Rolando Pérez.
The Leper
Luke 5: 12-15
The man Jesus cured of leprosy was an outcast, marginalised by society. When everyone else had shunned him, Jesus reaches out to him and touches him. He shows us to extend a hand and give people back their dignity and humanity. He shows us that it’s not enough to listen and be moved. We need to make solidarity, we need to extend our hands permanently to the excluded.
I recently returned to Ayacucho in the Peruvian Sierra to meet victims of political violence.
It is awfully harrowing to hear a mother tell how she lost her son in a police raid, a father who saw his wife murdered, a boy who can’t see his father because he is unjustly imprisoned.
Ten years on from the end of the conflict, the wounds are still open and reconciliation is still pending.
I have also returned to Jesus’ stories to search, from the perspective of the victims and the excluded, for guidance towards true reconciliation.
Even when Jesus wanted to keep the miracle a secret the news got out through the media. The man that was healed couldn’t keep it to himself and he found communicators on his way that helped him tell his story of re-humanisation.
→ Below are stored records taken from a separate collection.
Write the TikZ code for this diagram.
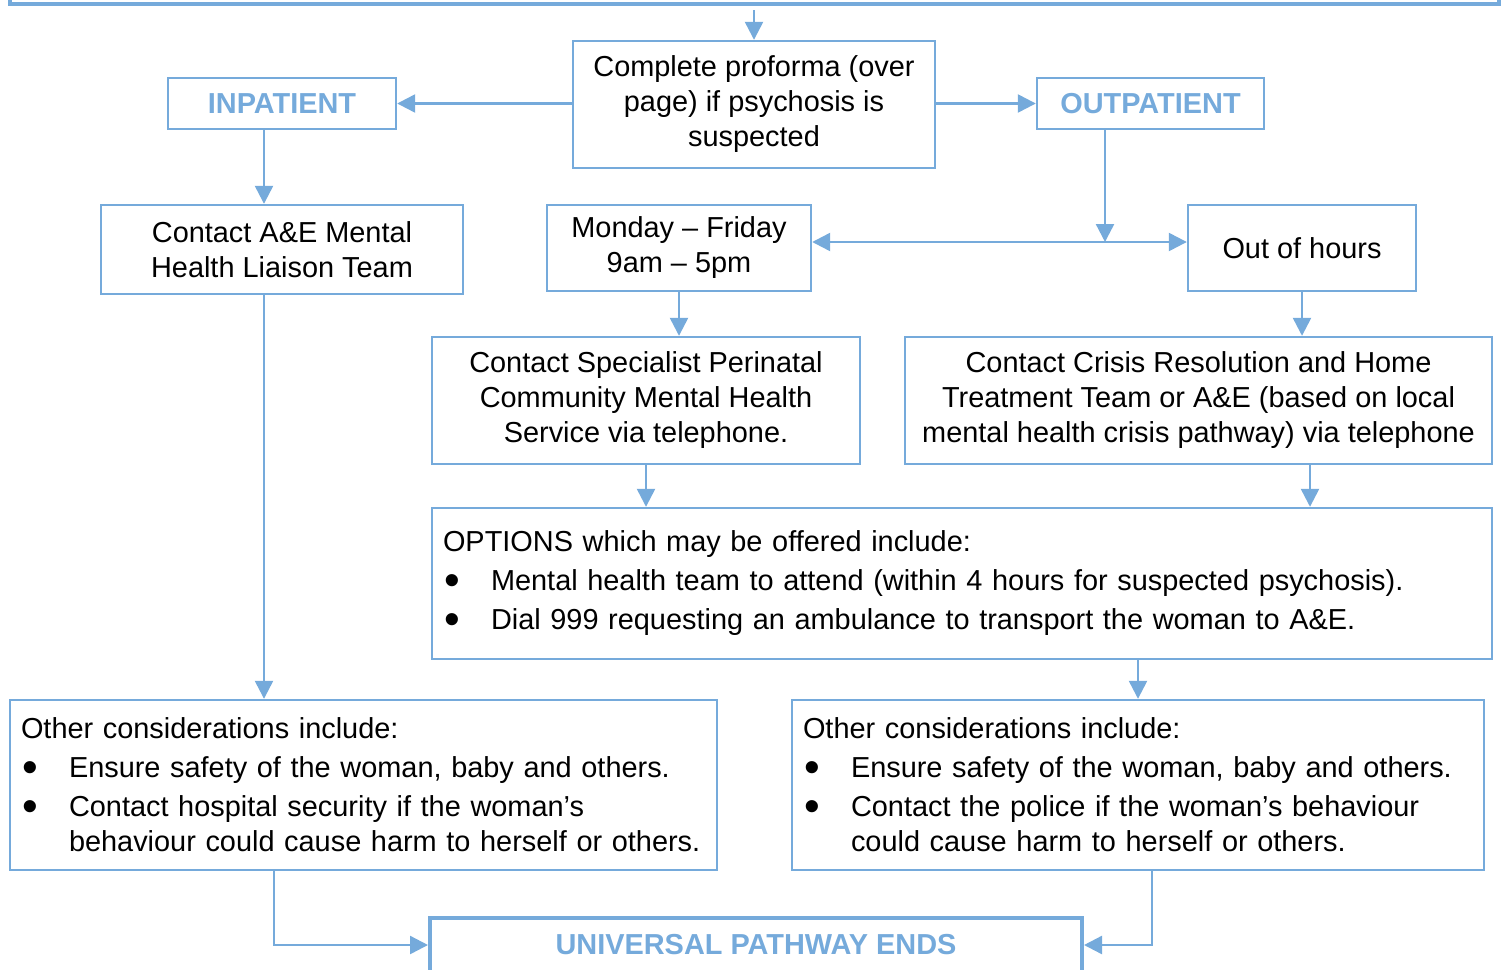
\documentclass[tikz,border=0pt]{standalone}
\usepackage{fontspec}
\setmainfont{Liberation Sans}
\usetikzlibrary{arrows.meta}
\definecolor{pathblue}{RGB}{117,170,219}
\newcommand{\bitem}[1]{\par\vspace{2pt}\hangindent=24pt\hangafter=1\noindent
  \makebox[24pt][l]{\hspace{0.5pt}\raisebox{-2.2pt}{\scalebox{1.55}{\textbullet}}}#1\par}
\tikzset{
  box/.style={draw=pathblue, line width=1.2pt, inner sep=0pt, align=center,
    font=\fontsize{14.45}{17.5}\selectfont},
  listbox/.style={box, align=left, inner xsep=5.5pt},
  heading/.style={box, text=pathblue, font=\fontsize{14.45}{17.5}\selectfont\bfseries},
  endbox/.style={heading, line width=2pt},
  link/.style={draw=pathblue, line width=1.2pt, -{Triangle[length=9pt,width=9pt]}},
}
\begin{document}
\begin{tikzpicture}[x=0.5pt,y=-0.5pt]
  \useasboundingbox (0,0) rectangle (1503,969);
  % boxes
  \node[endbox,minimum width=744.5pt,minimum height=44pt] (start) at (754.5,-40) {};
  \node[box,minimum width=181pt,minimum height=63.5pt] (proforma) at (754,104.5)
    {Complete proforma (over\\page) if psychosis is\\suspected};
  \node[heading,minimum width=114pt,minimum height=25.5pt] (inpat) at (282,103.5) {INPATIENT};
  \node[heading,minimum width=113.5pt,minimum height=25.5pt] (outpat) at (1150.5,103.5) {OUTPATIENT};
  \node[box,minimum width=181pt,minimum height=44.5pt] (liaison) at (282,249.5)
    {Contact A\&E Mental\\Health Liaison Team};
  \node[box,minimum width=132pt,minimum height=43pt] (weekday) at (679,248)
    {Monday – Friday\\9am – 5pm};
  \node[box,minimum width=114pt,minimum height=43pt] (ooh) at (1302,248) {Out of hours};
  \node[box,minimum width=214pt,minimum height=63.5pt] (perinatal) at (646,400.5)
    {Contact Specialist Perinatal\\Community Mental Health\\Service via telephone.};
  \node[box,minimum width=293.5pt,minimum height=63.5pt] (crisis) at (1198.5,400.5)
    {Contact Crisis Resolution and Home\\Treatment Team or A\&E (based on local\\mental health crisis pathway) via telephone};
  \node[listbox,text width=519pt,minimum height=75.5pt] (options) at (962,583.5)
    {OPTIONS which may be offered include:
     \bitem{Mental health team to attend (within 4 hours for suspected psychosis).}
     \bitem{Dial 999 requesting an ambulance to transport the woman to A\&E.}};
  \node[listbox,text width=342.5pt,minimum height=85pt] (otherL) at (363.5,785)
    {Other considerations include:
     \bitem{Ensure safety of the woman, baby and others.}
     \bitem{Contact hospital security if the woman’s\newline \mbox{behaviour could cause harm to herself or others.}}};
  \node[listbox,text width=335pt,minimum height=85pt] (otherR) at (1138,785)
    {Other considerations include:
     \bitem{Ensure safety of the woman, baby and others.}
     \bitem{Contact the police if the woman’s behaviour\newline \mbox{could cause harm to herself or others.}}};
  \node[endbox,minimum width=326pt,minimum height=27pt] (ends) at (756,945) {UNIVERSAL PATHWAY ENDS};
  % connectors
  \coordinate (split) at (1105,242);
  \draw[link,shorten <=2pt] (start.south -| proforma.north) -- (proforma.north);
  \draw[link] (proforma.west |- inpat.east) -- (inpat.east);
  \draw[link] (proforma.east |- outpat.west) -- (outpat.west);
  \draw[link] ([xshift=-9pt]inpat.south) -- ([xshift=-9pt]liaison.north);
  \draw[link] (outpat.south -| split) -- (split);
  \draw[link,{Triangle[length=9pt,width=9pt]}-{Triangle[length=9pt,width=9pt]}]
    ([yshift=3pt]weekday.east) -- ([yshift=3pt]ooh.west);
  \draw[link] (weekday.south) -- (weekday.south |- perinatal.north);
  \draw[link] (ooh.south) -- (ooh.south |- crisis.north);
  \draw[link] (perinatal.south) -- (perinatal.south |- options.north);
  \draw[link] ([xshift=55.75pt]crisis.south) -- ([xshift=55.75pt]crisis.south |- options.north);
  \draw[link] (options.south -| otherR.north) -- (otherR.north);
  \draw[link] ([xshift=-9pt]liaison.south) -- ([xshift=-9pt]liaison.south |- otherL.north);
  \draw[link] ([xshift=-44.75pt]otherL.south) |- (ends.west);
  \draw[link] ([xshift=7pt]otherR.south) |- (ends.east);
\end{tikzpicture}
\end{document}
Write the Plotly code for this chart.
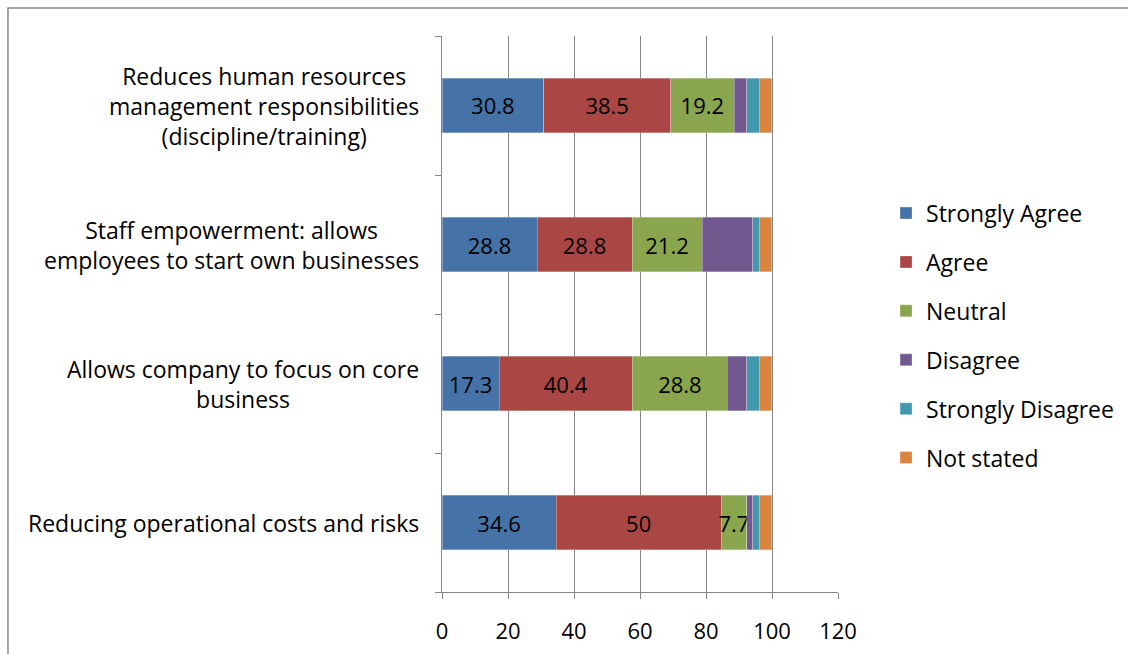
import plotly.graph_objects as go

# Survey statements (bottom to top on the chart)
categories = [
    "Reducing operational costs and risks",
    "Allows company to focus on core<br>business",
    "Staff empowerment: allows<br>employees to start own businesses",
    "Reduces human resources<br>management responsibilities<br>(discipline/training)",
]

series_names = ["Strongly Agree", "Agree", "Neutral", "Disagree",
                "Strongly Disagree", "Not stated"]

strongly_agree = [34.6, 17.3, 28.8, 30.8]
agree = [50, 40.4, 28.8, 38.5]
neutral = [7.7, 28.8, 21.2, 19.2]
disagree = [1.9, 5.8, 15.4, 3.8]
strongly_disagree = [1.9, 3.8, 1.9, 3.8]
not_stated = [3.8, 3.8, 3.8, 3.8]

x_ticks = [0, 20, 40, 60, 80, 100, 120]

series_values = [strongly_agree, agree, neutral, disagree,
                 strongly_disagree, not_stated]
colors = ["#4572A7", "#AA4643", "#89A54E", "#71588F", "#4198AF", "#DB843D"]
labelled = [True, True, True, False, False, False]

FONT = "Open Sans"
FS = 23
GRID = "#878787"

fig = go.Figure()
for name, vals, col, lab in zip(series_names, series_values, colors, labelled):
    fig.add_trace(go.Bar(
        y=categories, x=vals, name=name, orientation="h",
        marker=dict(color=col, line=dict(color="rgba(255,255,255,0.5)", width=0.6)),
        text=[f"{v:g}" for v in vals] if lab else None,
        textposition="inside" if lab else "none",
        insidetextanchor="middle",
        textangle=0,
        constraintext="none",
        textfont=dict(family=FONT, size=FS - 1, color="black"),
        legendgroup=name,
        hoverinfo="x+name",
    ))

# Category labels drawn as centred multi-line text to the left of the axis
for c in categories:
    fig.add_annotation(
        x=-0.053, xref="paper", y=c, yref="y", text=c, showarrow=False,
        xanchor="right", yanchor="middle", align="center",
        font=dict(family=FONT, size=FS, color="black"),
    )

# Outer chart frame
fig.add_shape(type="rect", xref="paper", yref="paper",
              x0=-1.096, x1=2.0, y0=-0.5, y1=1.0504,
              line=dict(color=GRID, width=1.5), fillcolor="rgba(0,0,0,0)")

fig.update_layout(
    barmode="stack",
    bargap=0.61,
    width=1128, height=654,
    margin=dict(l=442, r=290, t=36, b=62, autoexpand=False),
    paper_bgcolor="white", plot_bgcolor="white",
    font=dict(family=FONT, size=FS, color="black"),
    uniformtext=dict(mode=False),
    legend=dict(
        xref="container", yref="container",
        x=0.7855, y=0.707, xanchor="left", yanchor="top",
        traceorder="grouped", tracegroupgap=16,
        font=dict(family=FONT, size=FS, color="black"),
        bgcolor="rgba(0,0,0,0)",
    ),
    xaxis=dict(
        range=[0, 120], tickvals=x_ticks, ticktext=[str(t) for t in x_ticks],
        showgrid=True, gridcolor=GRID, gridwidth=1,
        zeroline=False, showline=True, linecolor=GRID, linewidth=1,
        ticks="outside", ticklen=6, tickcolor=GRID,
        ticklabelstandoff=14, automargin=False,
        tickfont=dict(family=FONT, size=FS - 1, color="black"),
        fixedrange=True,
    ),
    yaxis=dict(
        categoryorder="array", categoryarray=categories,
        showticklabels=False, showline=True, linecolor=GRID, linewidth=1,
        ticks="outside", ticklen=6, tickcolor=GRID, tickson="boundaries",
        showgrid=False, fixedrange=True, automargin=False,
    ),
)

fig.write_html("out.html")
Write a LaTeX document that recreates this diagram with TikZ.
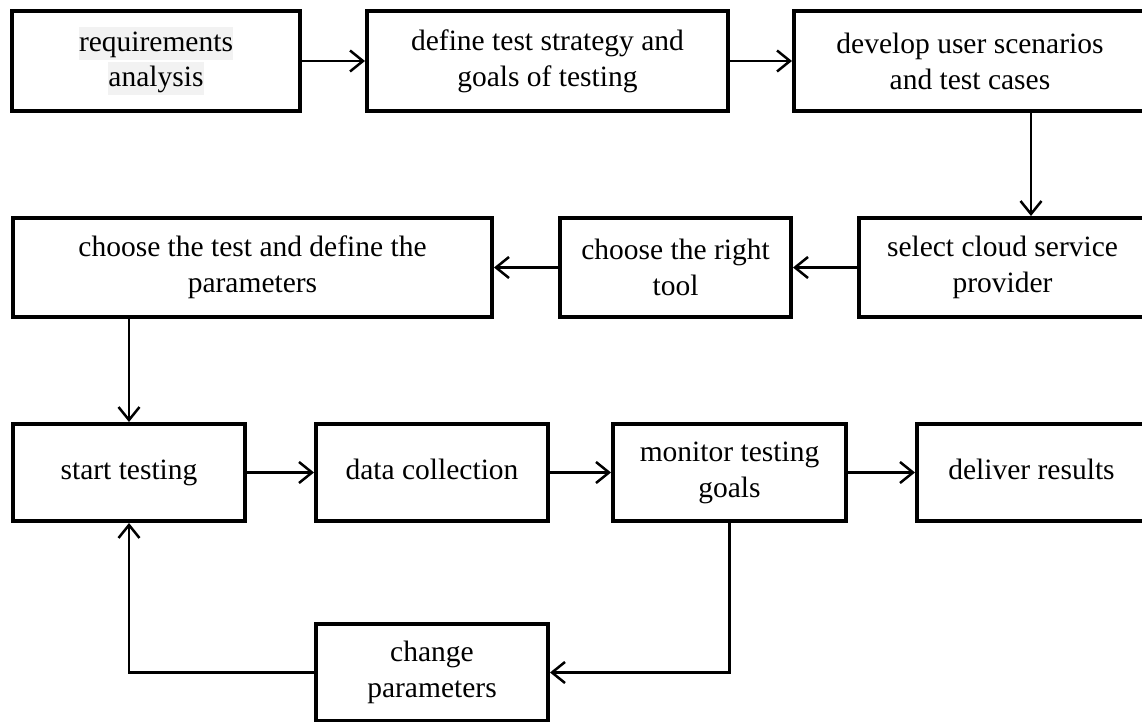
\documentclass[tikz,border=0pt]{standalone}
\usepackage{fontspec}
\setmainfont{Liberation Serif}
\usetikzlibrary{arrows.meta}
\definecolor{hl}{HTML}{F2F2F2}
\newcommand{\hlline}[1]{{\setlength{\fboxsep}{0pt}\colorbox{hl}{\rule[-8pt]{0pt}{33pt}#1}}}
\begin{document}
\begin{tikzpicture}[x=1pt,y=-1pt,
  box/.style={draw=black,line width=4pt,rectangle,inner sep=0pt,align=center,
    font=\fontsize{29.5}{36}\selectfont,text=black},
  arr/.style={draw=black,line width=2.5pt,-{Straight Barb[length=13pt,width=21pt]}},
  con/.style={draw=black,line width=2.5pt}]
\useasboundingbox (0,0) rectangle (1142,722);
\fill[white] (0,0) rectangle (1142,722);
% row 1
\node[box,minimum width=288pt,minimum height=100pt] (b1) at (156,61) {\hlline{requirements}\\[-1pt]\hlline{analysis}};
\node[box,minimum width=361pt,minimum height=100pt] (b2) at (547.5,61) {define test strategy and\\goals of testing};
\node[box,minimum width=352pt,minimum height=100pt] (b3) at (970,61) {develop user scenarios\\and test cases};
% row 2
\node[box,minimum width=479pt,minimum height=99pt] (b4) at (252.5,267.5) {choose the test and define the\\parameters};
\node[box,minimum width=231pt,minimum height=99pt] (b5) at (675.5,267.5) {choose the right\\tool};
\node[box,minimum width=287pt,minimum height=99pt] (b6) at (1002.5,267.5) {select cloud service\\provider};
% row 3
\node[box,minimum width=232pt,minimum height=97pt] (b7) at (129,472.5) {start testing};
\node[box,minimum width=232pt,minimum height=97pt] (b8) at (432,472.5) {data collection\vphantom{g}};
\node[box,minimum width=233pt,minimum height=97pt] (b9) at (729.5,472.5) {monitor testing\\goals};
\node[box,minimum width=229pt,minimum height=97pt] (b10) at (1031.5,472.5) {deliver results\vphantom{g}};
% row 4
\node[box,minimum width=232pt,minimum height=97pt] (b11) at (432,672.5) {change\\parameters};
\coordinate (cx) at (1031,0);
% connectors
\draw[arr] (b1.east) -- (b2.west);
\draw[arr] (b2.east) -- (b3.west);
\draw[arr] (b3.south -| cx) -- (b6.north -| cx);
\draw[arr] (b6.west) -- (b5.east);
\draw[arr] (b5.west) -- (b4.east);
\draw[arr] (b4.south -| b7.north) -- (b7.north);
\draw[arr] (b7.east) -- (b8.west);
\draw[arr] (b8.east) -- (b9.west);
\draw[arr] (b9.east) -- (b10.west);
\draw[arr] (b9.south) |- (b11.east);
\draw[arr] (b11.west) -| (b7.south);
\end{tikzpicture}
\end{document}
We are witnesses to many miracles of reconciliation in our communities, but often we deal with them as if they were something from another world. We need to recover our enthusiasm for communicating reconciliation, making stories come alive, making visible, collective memories.
Peace and reconciliation are only possible if we make them visible, by putting them into public awareness - for citizens to talk about them and recognise themselves in the suffering and hope of the excluded.